### [Given material]

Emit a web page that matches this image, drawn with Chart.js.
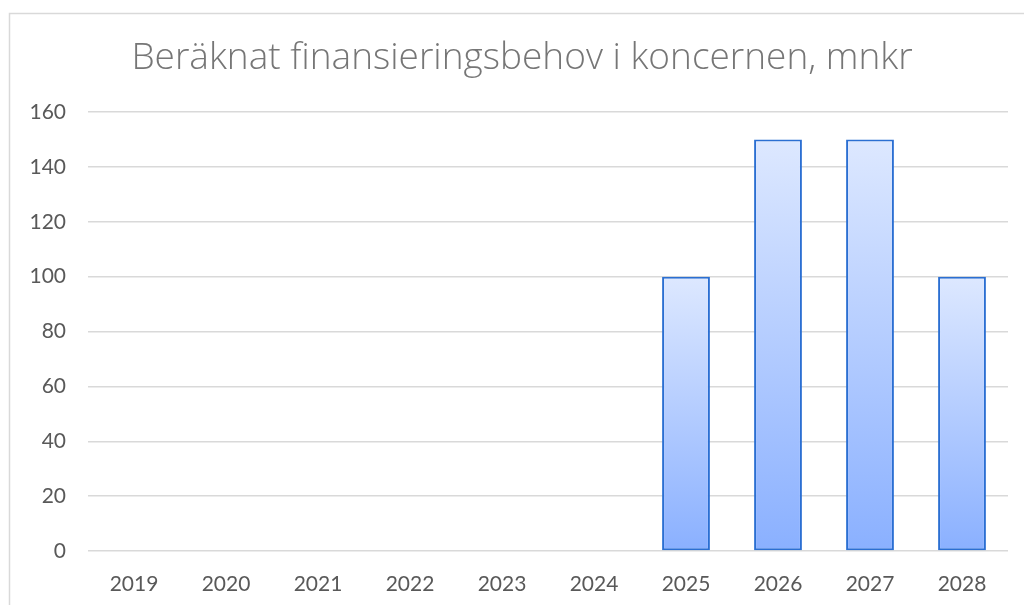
<!DOCTYPE html>
<html>
<head>
<meta charset="utf-8">
<script src="https://cdn.jsdelivr.net/npm/chart.js@4/dist/chart.umd.min.js"></script>
<style>
html,body{margin:0;padding:0;background:#fff;}
#wrap{width:1024px;height:605px;position:relative;}
</style>
</head>
<body>
<div id="wrap"><canvas id="c" width="1024" height="605"></canvas></div>
<script>
const categories = ['2019','2020','2021','2022','2023','2024','2025','2026','2027','2028'];
const values = [0,0,0,0,0,0,100,150,150,100];
const yTicks = [0,20,40,60,80,100,120,140,160];
const titleText = 'Beräknat finansieringsbehov i koncernen, mnkr';

const framePlugin = {
  id:'frame',
  beforeDraw(chart){
    const ctx = chart.ctx;
    ctx.save();
    ctx.fillStyle='#fff';
    ctx.fillRect(0,0,chart.width,chart.height);
    ctx.strokeStyle='#d9d9d9';
    ctx.lineWidth=1.5;
    ctx.beginPath();
    ctx.moveTo(9.5,chart.height+5);
    ctx.lineTo(9.5,13.5);
    ctx.lineTo(chart.width+5,13.5);
    ctx.stroke();
    ctx.restore();
  },
  afterDraw(chart){
    const ctx = chart.ctx;
    ctx.save();
    ctx.fillStyle='#767676';
    ctx.font='300 37px "Open Sans"';
    ctx.textAlign='center';
    ctx.textBaseline='alphabetic';
    ctx.fillText(titleText,522,69);
    ctx.restore();
  }
};

new Chart(document.getElementById('c'),{
  type:'bar',
  data:{labels:categories,datasets:[{
    data:values,
    borderColor:'#2b6fd2',
    borderWidth:2,
    borderSkipped:false,
    categoryPercentage:1,
    barPercentage:0.52,
    backgroundColor(ctx){
      const chart=ctx.chart; const y=chart.scales.y;
      if(!y||ctx.parsed===undefined) return '#b0c9fd';
      const top=y.getPixelForValue(ctx.parsed.y), bot=y.getPixelForValue(0);
      if(!isFinite(top)||top===bot) return '#b0c9fd';
      const g=chart.ctx.createLinearGradient(0,top,0,bot);
      g.addColorStop(0,'#dde8ff');
      g.addColorStop(1,'#8ab0ff');
      return g;
    }
  }]},
  options:{
    responsive:false,animation:false,
    layout:{padding:{left:20,right:16,top:112,bottom:8}},
    plugins:{
      legend:{display:false},tooltip:{enabled:false},
      title:{display:false}
    },
    scales:{
      x:{
        grid:{display:false,drawTicks:false},
        border:{display:false},
        afterFit(axis){axis.height=46;},
        ticks:{color:'#595959',font:{family:'Lato',size:21},padding:21}
      },
      y:{
        min:0,max:160,
        afterBuildTicks(axis){axis.ticks=yTicks.map(v=>({value:v}));},
        afterFit(axis){axis.width=68;},
        grid:{color:'#d9d9d9',lineWidth:1.5,drawTicks:true,tickLength:22,tickColor:'rgba(0,0,0,0)'},
        border:{display:false},
        ticks:{color:'#595959',font:{family:'Lato',size:21},padding:0}
      }
    }
  },
  plugins:[framePlugin]
});
</script>
</body>
</html>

### [Task description]
Copy the data exactly. Any picture it contains is to be omitted.

### [Answer for this exercise]
Emit a web page that matches this image, drawn with Chart.js.
<!DOCTYPE html>
<html>
<head>
<meta charset="utf-8">
<script src="https://cdn.jsdelivr.net/npm/chart.js@4/dist/chart.umd.min.js"></script>
<style>
html,body{margin:0;padding:0;background:#fff;}
#wrap{width:1024px;height:605px;position:relative;}
</style>
</head>
<body>
<div id="wrap"><canvas id="c" width="1024" height="605"></canvas></div>
<script>
const categories = ['2019','2020','2021','2022','2023','2024','2025','2026','2027','2028'];
const values = [0,0,0,0,0,0,100,150,150,100];
const yTicks = [0,20,40,60,80,100,120,140,160];
const titleText = 'Beräknat finansieringsbehov i koncernen, mnkr';

const framePlugin = {
  id:'frame',
  beforeDraw(chart){
    const ctx = chart.ctx;
    ctx.save();
    ctx.fillStyle='#fff';
    ctx.fillRect(0,0,chart.width,chart.height);
    ctx.strokeStyle='#d9d9d9';
    ctx.lineWidth=1.5;
    ctx.beginPath();
    ctx.moveTo(9.5,chart.height+5);
    ctx.lineTo(9.5,13.5);
    ctx.lineTo(chart.width+5,13.5);
    ctx.stroke();
    ctx.restore();
  },
  afterDraw(chart){
    const ctx = chart.ctx;
    ctx.save();
    ctx.fillStyle='#767676';
    ctx.font='300 37px "Open Sans"';
    ctx.textAlign='center';
    ctx.textBaseline='alphabetic';
    ctx.fillText(titleText,522,69);
    ctx.restore();
  }
};

new Chart(document.getElementById('c'),{
  type:'bar',
  data:{labels:categories,datasets:[{
    data:values,
    borderColor:'#2b6fd2',
    borderWidth:2,
    borderSkipped:false,
    categoryPercentage:1,
    barPercentage:0.52,
    backgroundColor(ctx){
      const chart=ctx.chart; const y=chart.scales.y;
      if(!y||ctx.parsed===undefined) return '#b0c9fd';
      const top=y.getPixelForValue(ctx.parsed.y), bot=y.getPixelForValue(0);
      if(!isFinite(top)||top===bot) return '#b0c9fd';
      const g=chart.ctx.createLinearGradient(0,top,0,bot);
      g.addColorStop(0,'#dde8ff');
      g.addColorStop(1,'#8ab0ff');
      return g;
    }
  }]},
  options:{
    responsive:false,animation:false,
    layout:{padding:{left:20,right:16,top:112,bottom:8}},
    plugins:{
      legend:{display:false},tooltip:{enabled:false},
      title:{display:false}
    },
    scales:{
      x:{
        grid:{display:false,drawTicks:false},
        border:{display:false},
        afterFit(axis){axis.height=46;},
        ticks:{color:'#595959',font:{family:'Lato',size:21},padding:21}
      },
      y:{
        min:0,max:160,
        afterBuildTicks(axis){axis.ticks=yTicks.map(v=>({value:v}));},
        afterFit(axis){axis.width=68;},
        grid:{color:'#d9d9d9',lineWidth:1.5,drawTicks:true,tickLength:22,tickColor:'rgba(0,0,0,0)'},
        border:{display:false},
        ticks:{color:'#595959',font:{family:'Lato',size:21},padding:0}
      }
    }
  },
  plugins:[framePlugin]
});
</script>
</body>
</html>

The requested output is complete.